Pursuant to government's vision of creating energy conglomerates to compete with global oil majors, BPCL and IOC have individually opted for a merger with state-owned gas utility GAIL (India). While GAIL, the biggest gas transmission and marketing company is keen on merging with its erstwhile parent company ONGC for better synergies. 

Large state-owned oil companies means better pricing power and as well as better energy security for the nation. Both BPCL and IOC aspire to build their natural gas business. On the other hand, government had earlier approved the merger of HPCL with ONGC. The decision on GAIL will be taken only after the ONGC-HPCL deal proceeds. Earlier in September, ONGC had expressed that it will complete the acquisition of a 51.11 per cent in HPCL by December-end.

GAIL reported PAT of Rs. 1,310 crore in Q2FY18, which was up by 42 per cent on year-on-year basis.
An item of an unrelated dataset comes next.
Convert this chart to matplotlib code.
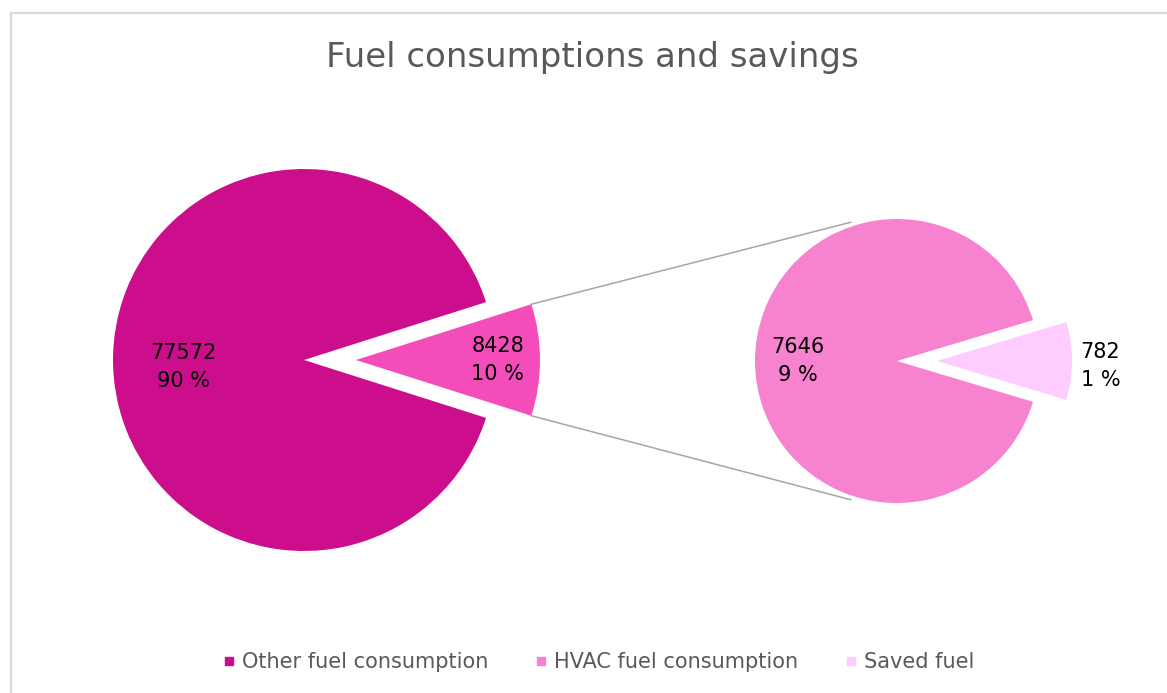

The company's Gross Margin stood at Rs. 2,362 crore, up by 28 per cent. GAIL has a pipeline network of over 11,000 Kms and the company holds 71.2 per cent market share in the domestic gas marketing sector and 15 per cent in petrochemicals. The company also has operations in China, Singapore, and the US. Any state-owned oil marketing company which succeeds in acquiring GAIL will gain a tremendous advantage in terms of expertise and market share in the gas business.
 
Meanwhile, at pre-lunch hours the stock of GAIL was quoting Rs. 507.25 per share, up by 0.86 per cent, BPCL was at Rs. 534.10 per share, down by 0.04 per cent, IOC was at Rs. 411.00 per share, up by 0.20 per cent ONGC was Rs. 193.90 per share, up by 0.26 per cent. The benchmark index S&P BSE Sensex was at 33,921.70, down 0.05 per cent, after hitting a new high of 34,000 level in early morning trade.